Laura E. Ruberto (March 15, 2008)
A long-lost relative from Brooklyn finds his way to an Italian kids' movie.


 

I first spotted the children’s animated film Totò Sapore e la Magica Storia della Pizza (2003, directed by Maurizio Forestieri) a few years ago when it was playing in the Afragola Ikea, just outside of Naples. I’d planted my generally TV-deprived preschool-aged son with a slice of pizza in front of the maxi-schermo, but stopped in my tracks when I heard an on-screen character yell “o’ scugnizzo” (a term I’d come to associate with my own son since living in Campania, and surely not something I was expecting from any U.S.-imported kid’s film).
 
Afragola is a curious example of Neapolitan-style sprawl: big box businesses line up along the A16, built in great part, according to Roberto Saviano, because of “Camorra infiltration” of “the municipal government of Afragola”. In fact, Afragola gets pretty heavy coverage in his bestselling Gomorrah, where he notes that Ikea sits on “land controlled” by the Moccia clan, itself noted for its powerful women.
 
I finally sat down to watch the feature-length Italian cartoon last week back here in California. (Given that there’s pretty much no chance it would be screened at my local Ikea, I had to hunt down my own copy on the ’net.) The film tells the story of Totò, an eighteenth century cantastorie who staves off the hunger of Neapolitans by singing songs about food:
 
            Pomodoro, mozzarella, pastasciutta e maccheroni
            melenzane, peperoni, il mio show comincia qua.

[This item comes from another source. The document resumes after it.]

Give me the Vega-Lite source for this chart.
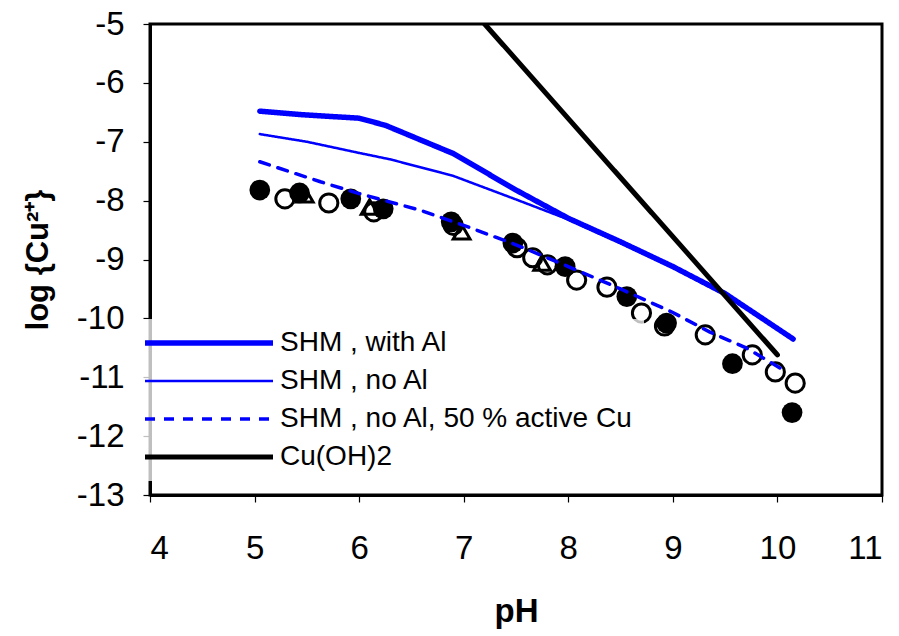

            Involtini, cotolette, costolette di maiale

            i crostini di caviale solo a chi li chiederà,

            e se siete un pò depressi e se vi sentite soli

            la mia zuppa di fagioli tutti allegri vi farà,

            e sarete più felici se di me voi vi fidate

            come faccio io le alici mai nessuno le farà.
            ...
            Sono io Totò Sapore vendo cibo virtuale,

            ma chi sa se può bastare per sfamare la città.
 
Totò dances around the city with Pulcinella at his side, evoking not only the comedic style of that other Neapolitan Totò but also of another cinematic do-gooder Totò—from Vittorio De Sica’s magical (neo)realist film Miracolo a Milano (click on most of the pics here to find videolinks).
 
Totò                                          Totò flying on a broomstick from "Miracolo a Milano"
 
Life would continue much the same for the Neapolitan peasants in the movie, except for two problems: the French are about to invade and there’s an evil witch, Vesuvia, who is particularly annoyed at how happy all the folk in the city remain despite their dire poverty. So she cooks up a complicated scheme to break everyone’s spirits, especially Totò’s. Her ruse involves a long-lost immigrant relative, magical pots and pans, and a smart, young love interest, Confiance, to distract our otherwise level-headed protagonist.
 
Confiance and Totò
 
 
There’s a definite Naples-heavy slant to the cast and crew—a whole slew of big names were involved in its production. By far, my favorite is the voice of Vesuvia’s servo, Vincenzone, played by Mario Merola. The popularity of the Neapolitan singer and actor, who died in December 2006, arguably sprang largely from Italian immigrant fans throughout the Americas, where he was known as “il re della sceneggiata.”
 

Mario Merola

 

Merola’s Vincenzone is a jolly fellow whose big dream is to be an actor, but who’s stuck working for the volcanic strega. At one point, he pretends to be the lawyer of a distant relative of Totò who has come to Naples all the way from Brooklyn. Here lo zio dall’America returns bearing gifts that deceive and mock Totò, a curious twist to the returning immigrant theme.
 
The film concludes, more or less, with Totò, Confiance, Pulcinella, and Vicenzone (appropriately now a friend of il popolo), saving Naples from French invasion by feeding them pizza, cooked to perfection within the belly of Mount Vesuvius. Historical inaccuracies aside, it’s fun to see a piece of Italian (region-specific) popular culture, especially one geared to children. It’s refreshing to see how the film counters imports from Pixar, recalling Naples’ history, cuisine, relationship to the working poor and transnational migration. All that at your local Swedish-Camorra outpost!